I has a weird dream last night, where someone was carrying an antiquated firearm called a blunderbuss :
It was an interesting visual, but I don’t remember much from that dream.
Well, anyway, it got me to thinking – just how effective was the blunderbuss
as a weapon? Could you reliably kill someone with it at a distance? Or did you
need to be very close for it to be effective?
A blunderbuss is just a primitive shotgun. The effective range of modern shotguns is fairly short compared to rifles and they have the advantage of modern powder and shells. The blunderbuss used black powder and, more importantly, did not use shells with carefully packaged shot pellets. The shot was packed in the barrel before each shot. The effective lethal range would have been much lower than a shotgun.
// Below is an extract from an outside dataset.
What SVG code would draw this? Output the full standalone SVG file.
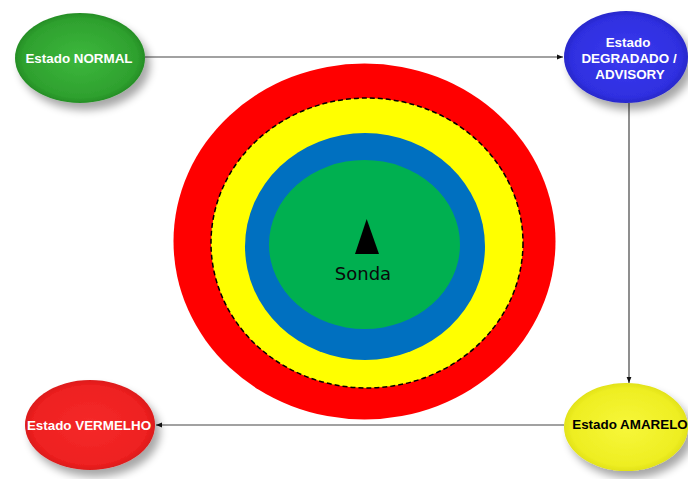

I would guess that it wouldn’t cause lethal damage past 20 yards or so even if it was aimed at a person.
Did the OP see the movie “Looper”?
Obviously, they weren’t really blunderbusses* but they were called that in the movie because they resembled one (short and stocky) and had a similar range. IIRC, one of the characters says something like “you can’t hit anything beyond 15 feet, and you can’t miss anything within 15 feet.”
In combat, I expect that lethality isn’t the absolute minimum requirement. A disabling hit from a shot ball would probably be good enough, especially in the heat of a boarding action where the primary weapon was a blade or cudgel of some type (cutlass, bayonet, club, gunstock, etc.). Knocking down several adversaries and being able to rush them to engage in melee at an advantage would be fine reason to sweep the decks with blunderbusses.
The bell doesn’t really give extra spread, it just made reloading with improvised “shot” faster & easier. It also added to the “scary’ factor.
Most of these were just 10ga black powder shotguns. Sometimes if the shooter ran out of a cartridge load he could just scoop nails or pebbles or whatever and fire it.
In reality it’s from the Dutch donderbus, from donder, thunder + bus, tube, corrupted into English blunderbuss, “perhaps with some allusion to its blind or random firing” says OED.